Ele acredita que o caráter predominantemente exportador do Chile é uma questão paradoxal: “Por um lado gera dependência, por outro, é difícil mudar o quadro porque é uma economia pouco diversificada e pequena”. Com 15 milhões de habitantes, o Chile enfrenta dificuldade de impulsionar uma economia com mão de obra escassa e poucos consumidores.
O Chile tentou destacar-se economicamente dos demais países da América do Sul, já na época da ditadura de Augusto Pinochet, com uma modernização na década de 1990. O governo privatizou as empresas estatais e multiplicou os tratados de livre comércio com mais de 30 países, dos Estados Unidos à Ásia, passando pela Turquia e Austrália.
Pobres e pouco qualificados
Biancarelli avalia que esta postura tem efeitos ambíguos. “O caráter aberto e exportador é negativo porque destrói a capacidade de desenvolvimento da indústria local.

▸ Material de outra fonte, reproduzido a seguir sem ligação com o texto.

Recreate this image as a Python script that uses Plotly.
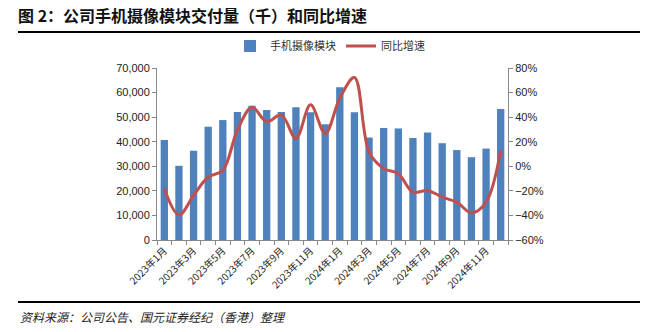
import plotly.graph_objects as go
from plotly.subplots import make_subplots

months = [f"2023年{m}月" for m in range(1, 13)] + [f"2024年{m}月" for m in range(1, 13)]
volume = [40700, 30200, 36300, 46100, 48800, 52100, 54600, 52900, 52100, 54000, 52000, 47100,
          62200, 52000, 41700, 45600, 45400, 41500, 43800, 39400, 36600, 33700, 37200, 53300]
yoy = [-18.3, -39.6, -23.7, -8.7, -3.3, 29.5, 48.0, 36.3, 41.8, 22.7, 50.0, 26.7,
       55.4, 72.3, 11.7, -1.9, -6.0, -21.0, -19.7, -25.1, -29.2, -37.9, -29.2, 13.1]
tick_text = [m if i % 2 == 0 else "" for i, m in enumerate(months)]

W, H = 659, 332
L, R, T, B = 157, 508, 68, 240
pw, ph = R - L, B - T

def px(x):
    return (x - L) / pw

def py(y):
    return (B - y) / ph

cjk = "Noto Sans CJK SC"
num = "Liberation Sans, Arial"

fig = make_subplots(specs=[[{"secondary_y": True}]])
fig.add_trace(go.Bar(x=months, y=volume, name="手机摄像模块", marker_color="#4F81BD",
                     marker_line_width=0), secondary_y=False)
fig.add_trace(go.Scatter(x=months, y=yoy, name="同比增速", mode="lines",
                         line=dict(color="#C0504D", width=3, shape="spline", smoothing=1.0)),
              secondary_y=True)

fig.update_layout(
    width=W, height=H,
    margin=dict(l=L, r=W - R, t=T, b=H - B, pad=0),
    paper_bgcolor="white", plot_bgcolor="white",
    bargap=0.5,
    showlegend=True,
    legend=dict(orientation="h", x=px(330), xanchor="center", y=py(46), yanchor="middle",
                font=dict(family=cjk, size=11, color="#333"), itemwidth=30,
                bgcolor="rgba(0,0,0,0)"),
    title=dict(text="<b>图 2：公司手机摄像模块交付量（千）和同比增速</b>",
               x=18 / W, xanchor="left", xref="container",
               y=1 - 16 / H, yanchor="middle", yref="container",
               font=dict(family=cjk, size=16, color="#111")),
)
fig.update_layout(xaxis=dict(domain=[0, 1]))

fig.update_xaxes(type="category", tickmode="array", tickvals=months, ticktext=tick_text,
                 tickangle=-45, tickson="boundaries", ticks="outside", ticklen=4,
                 tickcolor="#888", showline=True, linecolor="#888", linewidth=1,
                 showgrid=False, tickfont=dict(family=cjk, size=10, color="#222"))
fig.update_yaxes(range=[0, 70000], dtick=10000, tickformat=",", showgrid=False,
                 showline=True, linecolor="#888", ticks="outside", ticklen=4, tickcolor="#888",
                 tickfont=dict(family=num, size=11, color="#222"), zeroline=False,
                 secondary_y=False)
fig.update_yaxes(range=[-60, 80], dtick=20, ticksuffix="%", showgrid=False,
                 showline=True, linecolor="#888", ticks="outside", ticklen=4, tickcolor="#888",
                 tickfont=dict(family=num, size=11, color="#222"), zeroline=False,
                 secondary_y=True)

fig.add_shape(type="line", xref="paper", yref="paper", x0=px(18), x1=px(640),
              y0=py(32), y1=py(32), line=dict(color="black", width=2))
fig.add_shape(type="line", xref="paper", yref="paper", x0=px(18), x1=px(640),
              y0=py(302), y1=py(302), line=dict(color="black", width=2))
fig.add_annotation(text="<i>资料来源：公司公告、国元证券经纪（香港）整理</i>", xref="paper", yref="paper",
                   x=px(18), xanchor="left", y=py(316), yanchor="middle", showarrow=False,
                   font=dict(family=cjk, size=12, color="#222"))

fig.write_html("out.html")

Por outro lado, como é um pais dependente de minério, procura investir em produtos com vantagem comparativa internacional, como o cobre”.
As perspectivas não são muito animadoras. Marcelo Charlín acredita que “20 mil empregos vão desaparecer ao longo de 2009”. Todos os setores foram afetados, principalmente na construção, na indústria e nos serviços financeiros. Charlín enfatiza que o desemprego vai atingir mais os pobres e os menos qualificados.
A situação é complicada para a “Concertación”, a coligação formada pelos socialistas e pelos democrata-cristãos, que tentam ganhar de novo a eleição presidencial em dezembro deste ano. A oposição de direita esta usando o mau desempenho da economia para criticar o balanço da presidente Michelle Bachelet.
Reservas confortáveis
É para evitar que a crise piore que o Governo lançou em janeiro um plano de estímulo fiscal de quatro bilhões de dólares (aproximadamente 9 bilhões de reais), equivalente a 2,8% do Produto Interno Bruto (PIB).
O objetivo é estimular o emprego e o crescimento em 2009, incentivando a produção do setor privado. Segundo os dados do Governo, de cada 10 empregos no Chile, oito são gerados pela iniciativa privada e o restante pelo setor público.
O governo acredita que não terá dificuldade para financiar estas medidas já que possui um colchão de reservas de 21,5 bilhões de dólares (47,6 bilhões de reais). “O Chile acumulou fundos com a venda do cobre, quando os preços estavam altos”, explica Alberto Ramos. O economista defende que estas reservas podem ajudar a amenizar os efeitos da crise. “Além disso, tem uma divida pública pequena”.